India’s current account deficit likely widened to its highest in nearly a decade in the April-June quarter, driven by soaring global commodity prices and the biggest capital outflows since the global financial crisis of 2008, a Reuters poll found.
With the Indian rupee near a record low around 80 to the US dollar and a worsening trade gap, worries over the size of the current account shortfall for Asia’s third largest economy, gnawing at investor confidence for months, are set to intensify.
The median forecast in a September 9-15 Reuters poll of 18 economists showed India’s current account deficit last quarter was $30.5 billion, or 3.6 per cent of gross domestic product, the widest in nine years.
Forecasts ranged between $28.5-$34.0 billion or 2.4 per cent-5.0 per cent of GDP. For the Jan-March quarter, the deficit was less than half that size at $13.4 billion, about 1.5 per cent of GDP.

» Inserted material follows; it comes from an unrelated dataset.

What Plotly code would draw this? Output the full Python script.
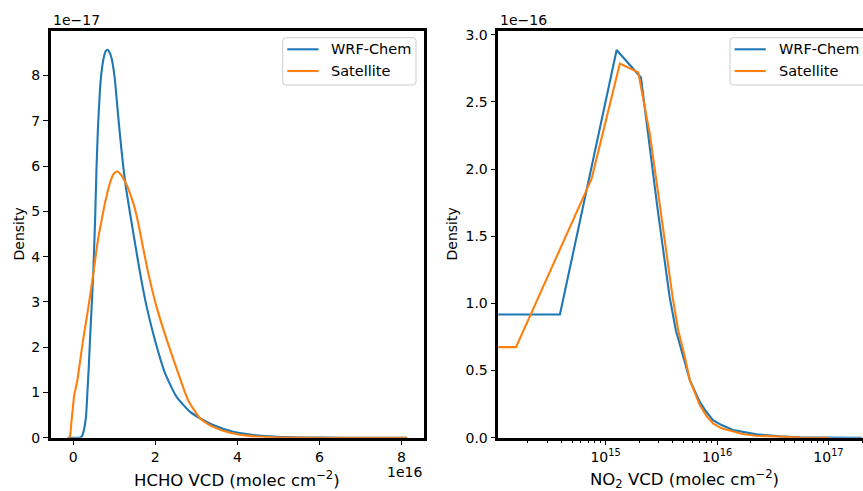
import plotly.graph_objects as go

# HCHO vertical column density (units of 1e16 molec cm^-2) and KDE density (units of 1e-17)
hcho_x_wrf = [-0.14, 0.15, 0.21, 0.26, 0.31, 0.345, 0.38, 0.415, 0.46, 0.50, 0.535, 0.565, 0.60,
              0.65, 0.69, 0.74, 0.79, 0.84, 0.89, 0.94, 1.01, 1.08, 1.17, 1.27, 1.38, 1.49,
              1.63, 1.79, 1.99, 2.24, 2.52, 2.85, 3.09, 3.41, 3.90, 4.39, 4.96, 5.6, 6.5, 8.14]
hcho_d_wrf = [0.0, 0.0, 0.03, 0.17, 0.46, 1.0, 1.6, 2.3, 3.1, 3.95, 4.9, 5.9, 6.8,
              7.67, 8.08, 8.38, 8.54, 8.57, 8.50, 8.36, 7.95, 7.25, 6.4, 5.62, 4.98, 4.38,
              3.63, 2.89, 2.16, 1.42, 0.90, 0.57, 0.43, 0.28, 0.13, 0.06, 0.02, 0.005, 0.0, 0.0]

hcho_x_sat = [-0.14, -0.10, -0.08, -0.04, 0.0, 0.02, 0.10, 0.24, 0.37, 0.49, 0.60, 0.69, 0.77,
              0.89, 0.98, 1.07, 1.17, 1.26, 1.34, 1.42, 1.49, 1.55, 1.62, 1.68, 1.83, 2.03,
              2.28, 2.56, 2.80, 3.09, 3.41, 3.82, 4.31, 4.88, 5.5, 6.5, 8.14]
hcho_d_sat = [0.0, 0.0, 0.03, 0.39, 0.75, 0.92, 1.27, 2.16, 2.89, 3.63, 4.36, 4.80, 5.17,
              5.61, 5.82, 5.88, 5.80, 5.66, 5.50, 5.30, 5.10, 4.88, 4.58, 4.30, 3.63, 2.89,
              2.16, 1.42, 0.83, 0.43, 0.24, 0.11, 0.04, 0.01, 0.002, 0.0, 0.0]

# NO2 vertical column density (molec cm^-2) and KDE density (units of 1e-16)
no2_x_wrf = [1e13, 3.89e14, 1.256e15, 2.075e15, 2.91e15, 3.75e15, 4.27e15, 4.97e15, 5.70e15,
             7.0e15, 8.0e15, 9.2e15, 1.1e16, 1.39e16, 1.7e16, 2.26e16, 3.63e16, 5.6e16,
             1.0e17, 2.0e17]
no2_d_wrf = [0.917, 0.917, 2.886, 2.682, 1.72, 1.05, 0.80, 0.602, 0.429,
             0.267, 0.193, 0.131, 0.094, 0.057, 0.042, 0.025, 0.010, 0.003,
             0.0005, 0.0]

no2_x_sat = [1e13, 1.57e14, 7.48e14, 1.343e15, 1.963e15, 2.495e15, 3.07e15, 3.65e15, 3.99e15,
             4.48e15, 5.14e15, 5.70e15, 7.0e15, 8.0e15, 9.2e15, 1.1e16, 1.39e16, 1.7e16,
             2.26e16, 3.63e16, 5.6e16, 1.0e17]
no2_d_sat = [0.674, 0.674, 1.927, 2.786, 2.72, 2.26, 1.73, 1.30, 1.048,
             0.80, 0.602, 0.429, 0.243, 0.165, 0.107, 0.070, 0.045, 0.028,
             0.015, 0.005, 0.001, 0.0]

series_names = ["WRF-Chem", "Satellite"]
series_colors = ["#1f77b4", "#ff7f0e"]

hcho_ticks = [0, 2, 4, 6, 8]
hcho_dens_ticks = [0, 1, 2, 3, 4, 5, 6, 7, 8]
no2_major_ticks = [1e15, 1e16, 1e17]
no2_major_text = ["10<sup>15</sup>", "10<sup>16</sup>", "10<sup>17</sup>"]
no2_dens_ticks = [0.0, 0.5, 1.0, 1.5, 2.0, 2.5, 3.0]

W, H = 863, 491
FONT = "DejaVu Sans"
LINE_W = 2.1


def px_x(p):
    return p / W


def px_y(p):
    return 1 - p / H


fig = go.Figure()

for xs, ys, name, color in zip([hcho_x_wrf, hcho_x_sat], [hcho_d_wrf, hcho_d_sat],
                               series_names, series_colors):
    fig.add_trace(go.Scatter(x=xs, y=ys, name=name, mode="lines", showlegend=False,
                             line=dict(color=color, width=LINE_W, shape="spline", smoothing=0.6),
                             xaxis="x", yaxis="y"))

for xs, ys, name, color in zip([no2_x_wrf, no2_x_sat], [no2_d_wrf, no2_d_sat],
                               series_names, series_colors):
    fig.add_trace(go.Scatter(x=xs, y=ys, name=name, mode="lines", showlegend=False,
                             line=dict(color=color, width=LINE_W),
                             xaxis="x2", yaxis="y2"))

tickfont = dict(family=FONT, size=14, color="black")
axis_common = dict(showgrid=False, zeroline=False, showline=True, linecolor="black",
                   linewidth=2.5, ticks="outside", ticklen=5, tickwidth=1,
                   tickcolor="black", tickfont=tickfont)

minor_vals = [m * 10.0 ** e for e in range(14, 18) for m in range(2, 10)]

y_dom = [px_y(437.7), px_y(30.7)]

fig.update_layout(
    width=W, height=H,
    margin=dict(l=0, r=0, t=0, b=0, autoexpand=False),
    paper_bgcolor="white", plot_bgcolor="white",
    font=dict(family=FONT, size=14, color="black"),
    showlegend=False,
    xaxis=dict(domain=[px_x(50.7), px_x(424)], range=[-0.55, 8.55], tickvals=hcho_ticks,
               mirror=True, anchor="y", **axis_common),
    yaxis=dict(domain=y_dom, range=[0, 8.99], tickvals=hcho_dens_ticks, mirror=True,
               anchor="x", **axis_common),
    xaxis2=dict(domain=[px_x(498.3), 1.0], type="log", range=[14.037, 17.31],
                tickvals=no2_major_ticks, ticktext=no2_major_text, mirror=True, anchor="y2",
                minor=dict(tickvals=minor_vals, ticks="outside", ticklen=3, tickwidth=0.8,
                           tickcolor="black"),
                **axis_common),
    yaxis2=dict(domain=y_dom, range=[0, 3.03], tickvals=no2_dens_ticks, tickformat=".1f",
                anchor="x2", **axis_common),
)

annotations = [
    dict(text="HCHO VCD (molec cm<sup>−2</sup>)", x=px_x(237.3), y=px_y(478.5),
         xanchor="center", yanchor="middle", font=dict(size=16.5)),
    dict(text="NO<sub>2</sub> VCD (molec cm<sup>−2</sup>)", x=px_x(684), y=px_y(478.5),
         xanchor="center", yanchor="middle", font=dict(size=16.5)),
    dict(text="Density", x=px_x(18.5), y=px_y(234), textangle=-90,
         xanchor="center", yanchor="middle", font=dict(size=14)),
    dict(text="Density", x=px_x(451.5), y=px_y(234), textangle=-90,
         xanchor="center", yanchor="middle", font=dict(size=14)),
    dict(text="1e−17", x=px_x(50.7), y=px_y(20.5), xanchor="left", yanchor="middle",
         font=dict(size=14)),
    dict(text="1e−16", x=px_x(498.3), y=px_y(20.5), xanchor="left", yanchor="middle",
         font=dict(size=14)),
    dict(text="1e16", x=px_x(424), y=px_y(471.5), xanchor="right", yanchor="middle",
         font=dict(size=14)),
]

# Legend boxes (one per panel): rounded frame, colour sample and label per series
shapes = []


def rounded_box(x0, y0, x1, y1, r=3):
    pts = [
        ("M", x0 + r, y0), ("L", x1 - r, y0), ("Q", x1, y0, x1, y0 + r),
        ("L", x1, y1 - r), ("Q", x1, y1, x1 - r, y1), ("L", x0 + r, y1),
        ("Q", x0, y1, x0, y1 - r), ("L", x0, y0 + r), ("Q", x0, y0, x0 + r, y0),
    ]
    parts = []
    for p in pts:
        cmd, coords = p[0], p[1:]
        xy = []
        for i in range(0, len(coords), 2):
            xy.append(f"{px_x(coords[i]):.5f},{px_y(coords[i + 1]):.5f}")
        parts.append(cmd + " ".join(xy))
    return " ".join(parts) + " Z"


row_y = [49.3, 71.0]
for box_x0, box_x1 in [(282.7, 416.0), (730.0, 880.0)]:
    shapes.append(dict(type="path", xref="paper", yref="paper",
                       path=rounded_box(box_x0, 37.7, box_x1, 85.0),
                       fillcolor="rgba(255,255,255,0.8)", line=dict(color="#cccccc", width=1)))
    for name, color, yy in zip(series_names, series_colors, row_y):
        shapes.append(dict(type="line", xref="paper", yref="paper",
                           x0=px_x(box_x0 + 4.6), x1=px_x(box_x0 + 35.8),
                           y0=px_y(yy), y1=px_y(yy), line=dict(color=color, width=LINE_W)))
        annotations.append(dict(text=name, x=px_x(box_x0 + 46.6), y=px_y(yy),
                                xanchor="left", yanchor="middle", font=dict(size=14.5)))

for a in annotations:
    a.update(xref="paper", yref="paper", showarrow=False)
    a["font"].update(family=FONT, color="black")
fig.update_layout(annotations=annotations, shapes=shapes)

fig.write_html("out.html")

“A near decade-high current account deficit last quarter transpired in an environment where the trade imbalance almost hit a new high every month and the rupee sunk to new record lows every week,” said Vivek Kumar, an economist at QuantEco Research.
“Pressures for funding the current account deficit are already being felt in the currency, and in an environment where most global central banks are tightening and the RBI’s currency reserves are declining, those pressures are likely to intensify.”
While the rupee has depreciated around 7 per cent against the greenback since January 2022, it had lost around 20 per cent during the taper tantrum crisis of 2013 when the US Federal Reserve suddenly cut its government bond purchases.
Even as New Delhi responded to a widening trade gap by raising import duty on gold at the end of June, the full extent of that measure will only show this quarter.
With the Indian rupee expected to trade around its lifetime lows against the dollar into next year and prices of crude oil due to stay elevated, the current account shortfall is set to remain near a decade high until the end of this fiscal year.